Basilio Baltasar
Agachándose con dificultad la madre se arrodilla en el suelo del estudio y abraza las piernas de su hija adolescente. Su rostro empañado en lágrimas ocupa la pantalla. Balbucea una frase confusa entre sollozos pero se adivina lo que implora con desesperación. La muchacha lleva un piercing en el labio y mira a la madre con fastidio. Cuando la pobre mujer insiste, el público aplaude. Cuando la niña arruga el morrito con desdén, el público abuchea.
La semana anterior un pastor entró en el estudio con sus ovejas. Analfabeto y desdentado, el hombrecito afirma entender el balido de sus animales aunque no pueda traducir lo que dicen. “Es muy complicado”, dice. Divertida, la presentadora anima la conversación y celebra las ocurrentes respuestas del anciano. Con sus manos huesudas el pastor levanta una oveja y se la pone en las rodillas. Acerca su oreja al hocico y frunce el ceño con preocupación. Cuando la oveja suelta por el culo un racimo de excrementos, el público también suelta sonoras carcajadas.
El productor del programa recuerda sus comienzos profesionales y le maravilla el modo en que la gente ha ido perdiendo poco a poco el sentido del pudor.

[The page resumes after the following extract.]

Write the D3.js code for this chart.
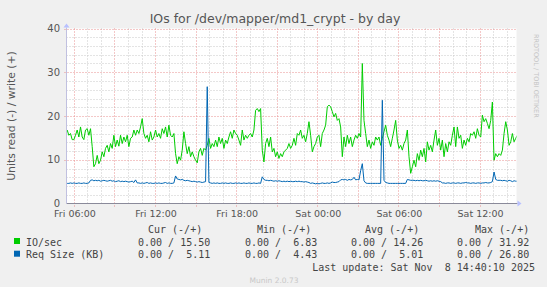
<!DOCTYPE html>
<html><head><meta charset="utf-8">
<script src="https://cdn.jsdelivr.net/npm/d3@7"></script>
<style>
body{margin:0;background:#f0f0f0}
svg{display:block}
text{font-family:"DejaVu Sans",sans-serif}
.mono{font-family:"DejaVu Sans Mono",monospace;white-space:pre}
</style>
</head><body><svg id="c" width="547" height="287"></svg>
<script>
// ---- data ----
const startTime = "2025-11-07T05:30:00Z";
const stepSeconds = 444;
const ioSec = [
16.8,15.6,16.0,14.6,14.6,15.6,16.8,15.2,17.5,15.2,
14.6,16.8,17.1,15.6,17.1,13.0,8.4,9.1,11.0,9.1,
9.9,11.8,10.7,12.6,13.3,11.8,13.7,12.6,15.6,13.0,
14.5,13.1,15.6,13.7,15.2,14.1,15.6,13.0,14.9,15.2,
16.8,15.6,16.8,16.0,17.5,19.4,16.0,14.9,15.6,14.1,
16.4,14.5,15.2,16.8,15.2,16.0,14.9,17.1,16.0,17.5,
15.2,17.9,15.6,15.2,16.0,11.4,9.1,10.7,9.9,12.2,
16.4,13.7,11.4,13.0,10.7,11.8,10.7,9.9,9.3,11.8,
12.6,11.0,12.6,12.2,13.3,14.9,12.6,13.7,13.0,14.5,
13.0,15.2,13.7,14.9,12.6,14.5,13.7,15.2,16.4,14.9,
16.8,16.0,15.6,14.5,13.3,16.8,14.5,15.6,14.9,15.6,
16.0,15.2,16.8,21.3,21.7,21.0,21.7,12.2,9.5,13.7,
14.9,13.0,15.2,11.8,12.6,10.7,11.8,10.3,11.4,10.7,
11.8,12.2,12.6,13.7,12.6,13.3,14.9,13.3,16.0,15.6,
16.8,
14.9,15.6,14.1,16.0,18.7,15.6,11.8,13.0,13.7,15.2,
15.6,13.0,16.0,16.8,17.9,22.1,22.5,22.1,21.0,19.8,
20.6,19.0,19.4,17.5,10.7,15.2,13.0,15.6,13.7,15.2,
13.0,14.5,15.6,14.9,16.0,15.2,32.0,19.0,16.0,13.0,
14.5,12.6,14.1,13.3,15.2,14.5,15.2,13.3,14.9,16.4,
17.9,15.6,14.5,13.0,14.9,16.8,19.0,14.5,12.6,13.3,
12.2,13.7,14.5,16.8,10.7,6.9,8.4,9.9,8.4,11.4,
9.9,12.2,10.7,12.6,9.5,14.1,12.2,13.3,11.8,14.5,
16.8,13.3,14.9,12.2,14.5,10.7,13.7,11.8,14.1,13.3,
15.6,17.5,13.0,17.5,14.9,15.6,12.6,14.5,13.3,14.9,
14.1,16.0,15.6,16.4,14.9,17.1,15.6,15.2,20.2,18.7,
19.4,18.3,17.1,19.0,23.2,9.9,11.4,10.7,11.4,11.0,
12.2,16.0,18.7,16.8,13.3,14.1,16.0,14.1,14.9,15.6
];
const reqSize = [
4.6,4.6,4.7,4.6,4.7,4.6,4.6,4.7,4.6,4.6,4.7,4.6,4.6,4.7,
5.3,5.4,5.2,5.3,5.2,5.3,5.1,5.2,5.3,5.2,5.1,5.2,5.3,5.1,5.2,5.0,5.1,5.2,5.0,5.1,5.0,5.1,5.0,4.9,5.0,5.1,
4.8,5.4,4.7,4.7,4.6,4.7,4.6,4.7,4.8,4.6,4.7,4.6,4.6,4.7,4.6,4.7,4.6,4.6,4.7,4.8,4.6,4.7,4.6,4.6,4.7,
6.3,5.6,5.5,5.4,5.5,5.3,5.2,5.3,5.2,5.1,5.0,5.1,5.0,4.9,5.0,4.9,4.8,4.9,5.0,
26.7,
4.8,4.7,4.6,4.7,4.6,4.7,4.6,4.6,4.7,4.6,4.7,4.6,4.6,4.7,4.6,4.6,4.7,4.6,4.7,4.6,4.6,4.7,4.6,4.6,4.7,4.6,4.6,4.7,4.6,4.6,4.7,4.6,
6.1,5.5,5.3,5.3,5.2,5.3,5.2,5.1,5.2,5.1,5.2,5.1,5.0,5.1,5.0,5.1,5.0,5.1,5.0,5.0,5.1,5.0,5.1,5.0,
5.0,4.9,5.0,4.9,4.8,
4.6,4.7,4.6,4.5,4.6,4.5,4.6,4.7,4.6,4.6,4.7,4.6,4.7,
4.9,4.8,4.8,4.9,5.0,
5.4,5.5,5.4,5.5,5.3,5.5,5.4,5.5,6.0,5.4,5.5,5.4,
7.5,9.1,5.2,
4.7,4.6,4.6,4.6,4.6,4.6,4.6,4.6,4.6,4.6,
23.6,
5.3,4.8,4.7,4.6,4.6,4.6,4.6,4.6,4.6,4.6,4.6,4.6,4.6,4.6,
5.5,5.4,5.3,5.3,5.3,5.2,5.3,5.2,5.3,5.2,5.2,5.3,5.2,5.1,5.2,5.1,5.2,5.1,5.2,5.1,5.0,
4.7,4.7,4.6,4.7,4.7,4.6,4.7,4.7,4.6,4.7,4.7,4.6,4.7,4.7,4.8,4.7,4.7,4.6,4.7,4.7,4.6,4.7,4.7,4.6,4.7,4.7,4.8,4.7,4.7,4.8,
5.0,7.2,5.5,5.3,5.3,5.3,5.2,5.3,5.2,5.1,5.3,5.2,5.0,5.2,5.1,5.1
];
const yTicks = [0,10,20,30,40];
const xTickTimes = ["2025-11-07T06:00:00Z","2025-11-07T12:00:00Z","2025-11-07T18:00:00Z","2025-11-08T00:00:00Z","2025-11-08T06:00:00Z","2025-11-08T12:00:00Z"];
const timeDomain = ["2025-11-07T05:27:00Z","2025-11-08T14:44:00Z"];
const seriesNames = ["IO/sec","Req Size (KB)"];
const seriesColors = ["#00cc00","#0066b3"];
const legendHeaders = ["Cur (-/+)","Min (-/+)","Avg (-/+)","Max (-/+)"];
const legendIO = ["0.00 / 15.50","0.00 /  6.83","0.00 / 14.26","0.00 / 31.92"];
const legendReq = ["0.00 /  5.11","0.00 /  4.43","0.00 /  5.01","0.00 / 26.80"];
const titleText = "IOs for /dev/mapper/md1_crypt - by day";
const yLabel = "Units read (-) / write (+)";
const lastUpdate = "Last update: Sat Nov  8 14:40:10 2025";
const footer = "Munin 2.0.73";
const sideText = "RRDTOOL / TOBI OETIKER";

// ---- drawing ----
const svg = d3.select("#c");
const L = 66.5, R = 516.5, T = 28.5, B = 203.5;
const x = d3.scaleUtc().domain(timeDomain.map(d => new Date(d))).range([L, R]);
const y = d3.scaleLinear().domain([0, 40]).range([B, T]);
const t0 = new Date(startTime).getTime();
const timeAt = i => new Date(t0 + i * stepSeconds * 1000);

svg.append("rect").attr("width", 547).attr("height", 287).attr("fill", "#f0f0f0");
svg.append("rect").attr("x", L).attr("y", T).attr("width", R - L).attr("height", B - T).attr("fill", "#ffffff");

// grid
const g = svg.append("g");
const minorY = d3.range(0, 41, 2).filter(v => v % 10 !== 0);
g.selectAll(".hm").data(minorY).join("line")
  .attr("x1", L).attr("x2", R).attr("y1", d => Math.round(y(d)) + 0.5).attr("y2", d => Math.round(y(d)) + 0.5)
  .attr("stroke", "#c8c8c8").attr("stroke-dasharray", "1,2");
const hours = d3.utcHour.range(x.domain()[0], x.domain()[1]);
const minorX = hours.filter(d => d.getUTCHours() % 3 !== 0);
const majorX = hours.filter(d => d.getUTCHours() % 3 === 0);
g.selectAll(".vm").data(minorX).join("line")
  .attr("y1", T).attr("y2", B + 2).attr("x1", d => Math.round(x(d)) + 0.5).attr("x2", d => Math.round(x(d)) + 0.5)
  .attr("stroke", "#c8c8c8").attr("stroke-dasharray", "1,2");
g.selectAll(".vM").data(majorX).join("line")
  .attr("y1", T).attr("y2", B + 3).attr("x1", d => Math.round(x(d)) + 0.5).attr("x2", d => Math.round(x(d)) + 0.5)
  .attr("stroke", "#e89090").attr("stroke-dasharray", "1,2");
g.selectAll(".hM").data(yTicks.filter(v => v > 0)).join("line")
  .attr("x1", L - 2).attr("x2", R).attr("y1", d => Math.round(y(d)) + 0.5).attr("y2", d => Math.round(y(d)) + 0.5)
  .attr("stroke", "#e89090").attr("stroke-dasharray", "1,2");

// y tick labels
svg.selectAll(".yt").data(yTicks).join("text")
  .attr("x", 60).attr("y", d => y(d) + 3.5).attr("text-anchor", "end")
  .attr("font-size", 10).attr("fill", "#555").text(d => d);
// x tick labels
svg.selectAll(".xt").data(xTickTimes).join("text")
  .attr("x", d => x(new Date(d)) + 1).attr("y", 217).attr("text-anchor", "middle")
  .attr("font-size", 9.5).attr("fill", "#555").text(d => d3.utcFormat("%a %H:%M")(new Date(d)));

// lines
svg.append("clipPath").attr("id", "clip").append("rect").attr("x", L).attr("y", T - 5).attr("width", R - L).attr("height", B - T + 5);
const line = d3.line().x((d, i) => x(timeAt(i))).y(d => y(d));
[ioSec, reqSize].forEach((s, k) => {
  svg.append("path").datum(s).attr("d", line).attr("fill", "none")
    .attr("stroke", seriesColors[k]).attr("stroke-width", 1).attr("clip-path", "url(#clip)");
});

// axes
svg.append("line").attr("x1", L).attr("x2", R + 1).attr("y1", B).attr("y2", B).attr("stroke", "#8a8a9a");
svg.append("line").attr("x1", L).attr("x2", L).attr("y1", T - 1).attr("y2", B).attr("stroke", "#c0c0e0");
svg.append("path").attr("d", `M${R + 1},${B - 3} L${R + 5},${B} L${R + 1},${B + 3} Z`).attr("fill", "#b8c0ff");
svg.append("path").attr("d", `M${L - 3},${T - 1} L${L},${T - 5} L${L + 3},${T - 1} Z`).attr("fill", "#b8c0ff");

// title, labels
svg.append("text").attr("x", 275).attr("y", 23).attr("text-anchor", "middle")
  .attr("font-size", 12.5).attr("fill", "#555").text(titleText);
svg.append("text").attr("transform", `translate(15,${(T + B) / 2}) rotate(-90)`).attr("text-anchor", "middle")
  .attr("font-size", 10.8).attr("fill", "#555").text(yLabel);
svg.append("text").attr("transform", "translate(534,34) rotate(90)").attr("text-anchor", "start")
  .attr("font-size", 6.5).attr("fill", "#c4c4c4").text(sideText);

// legend
const headerX = [148, 257, 365, 475];
const valueX = [138, 245, 351, 457];
svg.selectAll(".lh").data(legendHeaders).join("text").attr("class", "mono")
  .attr("x", (d, i) => headerX[i]).attr("y", 232.5).attr("font-size", 10).attr("fill", "#444").text(d => d);
[legendIO, legendReq].forEach((row, k) => {
  const yy = 245.5 + k * 12.7;
  svg.append("rect").attr("x", 14).attr("y", yy - 7.5).attr("width", 6).attr("height", 6).attr("fill", seriesColors[k]);
  svg.append("text").attr("class", "mono").attr("x", 26).attr("y", yy).attr("font-size", 10).attr("fill", "#444").text(seriesNames[k]);
  svg.selectAll(".lv" + k).data(row).join("text").attr("class", "mono")
    .attr("x", (d, i) => valueX[i]).attr("y", yy).attr("font-size", 10).attr("fill", "#444").text(d => d);
});
svg.append("text").attr("class", "mono").attr("x", 535).attr("y", 270.5).attr("text-anchor", "end")
  .attr("font-size", 10).attr("fill", "#444").text(lastUpdate);
svg.append("text").attr("x", 274).attr("y", 283).attr("text-anchor", "middle")
  .attr("font-size", 7.5).attr("fill", "#c8c8c8").text(footer);
</script>
</body></html>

Al principio, cuando los espectadores sentían vergüenza ajena y protegían su vida privada de miradas extrañas, cualquier ocurrencia entretenía a un público celoso de su intimidad. Pero al desbocarse, el afán de notoriedad moviliza a gente dispuesta a todo con tal de darse a conocer.
Hace poco parecía sencillo dar con ellos y llevarlos al programa. Pero hoy, el hombre ridículo es insaciable y cada día es mayor su exigencia de escarnio. Tanto le da darlo como recibirlo.